NEW YORK – In de aanloop naar de Klimaatconferentie van de Verenigde Naties dit jaar in Glasgow (COP26) is een groeiend aantal bedrijven op de duurzaamheidswagon gesprongen door zich ertoe te verbinden om tegen het midden van deze eeuw koolstofneutraliteit te bereiken – een netto-nul-uitstoot van koolstofdioxide. Een van de vele ambitieuze aankondigingen van COP26 is dat bijna vijfhonderd financiële dienstverleners ʻermee hebben ingestemd om 130 biljoen dollar – ongeveer 40 procent van ʼs werelds financiële activa – in overeenstemming te brengen met de klimaatdoelstellingen van het verdrag van Parijs, waaronder het beperken van de opwarming van de aarde tot 1,5°C boven pre-industrieel niveau.ʼ
Maar veel commentatoren zijn sceptisch over dergelijke proclamaties en suggereren dat ze neerkomen op greenwashing. Critici wijzen op het grote belang dat bedrijven hechten aan ʻcompensatie,ʼ dat een steeds belangrijker – en controversiëler – onderwerp is geworden in het bredere klimaatdebat. De verwarring over wat echt is en wat niet is zó groot, dat de Taskforce on Scaling Voluntary Carbon Markets – onder leiding van de speciale VN-afgezant voor klimaatactie en -financiering Mark Carney – een nieuw bestuurscomité heeft opgericht om de emissietoezeggingen van bedrijven te beoordelen.

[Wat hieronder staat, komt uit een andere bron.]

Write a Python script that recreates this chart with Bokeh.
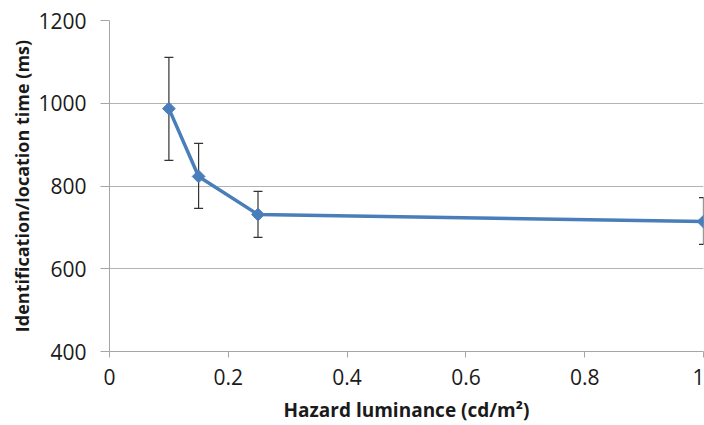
import math
from bokeh.plotting import figure
from bokeh.models import ColumnDataSource, Whisker, TeeHead, Range1d, FixedTicker
from bokeh.embed import file_html
from bokeh.resources import INLINE

luminance = [0.1, 0.15, 0.25, 1.0]
time_ms = [987, 823, 731, 714]
err_upper = [1111, 903, 787, 772]
err_lower = [862, 746, 676, 659]
x_ticks = [0, 0.2, 0.4, 0.6, 0.8, 1.0]
y_ticks = [400, 600, 800, 1000, 1200]

src = ColumnDataSource(dict(x=luminance, y=time_ms, upper=err_upper, lower=err_lower))

p = figure(width=704, height=425, output_backend="svg", toolbar_location=None,
           x_range=Range1d(0, 1), y_range=Range1d(400, 1200),
           min_border_left=109, min_border_right=1, min_border_top=20, min_border_bottom=74)
p.outline_line_color = None
p.background_fill_color = "white"

FONT = "Open Sans"
for ax in (p.xaxis[0], p.yaxis[0]):
    ax.axis_line_color = "#a6a6a6"
    ax.major_tick_line_color = "#a6a6a6"
    ax.minor_tick_line_color = None
    ax.major_tick_in = 0
    ax.major_label_text_font = FONT
    ax.major_label_text_font_size = "21px"
    ax.major_label_text_color = "#1a1a1a"
    ax.axis_label_text_font = FONT
    ax.axis_label_text_font_style = "bold"
    ax.axis_label_text_color = "#1a1a1a"

p.xaxis.axis_label_text_font_size = "19px"
p.yaxis.axis_label_text_font_size = "18px"
p.xaxis.ticker = FixedTicker(ticks=x_ticks)
p.yaxis.ticker = FixedTicker(ticks=y_ticks)
p.xaxis.major_label_overrides = {0: "0", 1: "1", 1.0: "1"}
p.xaxis.major_tick_out = 6
p.yaxis.major_tick_out = 9
p.yaxis.major_label_standoff = 14
p.xaxis.major_label_standoff = 11
p.xaxis.axis_label = "Hazard luminance (cd/m²)"
p.yaxis.axis_label = "Identification/location time (ms)"
p.xaxis.axis_label_standoff = 9
p.yaxis.axis_label_standoff = 1

p.xgrid.grid_line_color = None
p.ygrid.grid_line_color = "#b3b3b3"
p.ygrid.grid_line_width = 1.2

w = Whisker(source=src, base="x", upper="upper", lower="lower",
            line_color="#333333", line_width=1.2,
            upper_head=TeeHead(size=9, line_color="#333333", line_width=1.2),
            lower_head=TeeHead(size=9, line_color="#333333", line_width=1.2))
p.add_layout(w)

p.line("x", "y", source=src, line_color="#4a7ebb", line_width=3.5)
p.scatter("x", "y", source=src, marker="square", size=9, angle=math.pi / 4,
          fill_color="#4a7ebb", line_color="#4a7ebb")

open("out.html", "w").write(file_html(p, INLINE))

De sceptici zijn terecht bezorgd over het gebruik van compensaties. De wereld moet tegen het midden van de eeuw op een netto-nul-uitstoot uitkomen, en dat lukt niet met compensaties. Bedrijven kopen compensaties juist om door te kunnen gaan met het uitstoten van broeikasgassen, terwijl ze beweren dat hun emissies nul zijn, na aftrek van de compensaties. Het bestaan zelf van een compensatie betekent dat de uitstoot van de koper niet nul kan zijn.
Maar niet alle compensaties zijn gelijk. De critici concentreren zich op compensaties waarbij een bedrijf of land een ander betaalt om de uitstoot te verminderen en vervolgens de vermindering als zijn eigen uitstoot claimt. Dit is het soort compensatie dat niet kan worden toegestaan als de wereld als geheel een uitstoot van nul wil bereiken. Er is echter wel plaats voor compensaties die worden gegenereerd door broeikasgassen uit de atmosfeer te halen, bijvoorbeeld door directe afvang uit de lucht of door bosaanplant. Als een bedrijf honderd ton CO2 uitstoot en vervolgens dezelfde hoeveelheid uit de lucht verwijdert, is zijn netto-uitstoot werkelijk nul. Als alle bedrijven dit doen, zal de wereld als geheel een netto-nul-uitstoot bereiken.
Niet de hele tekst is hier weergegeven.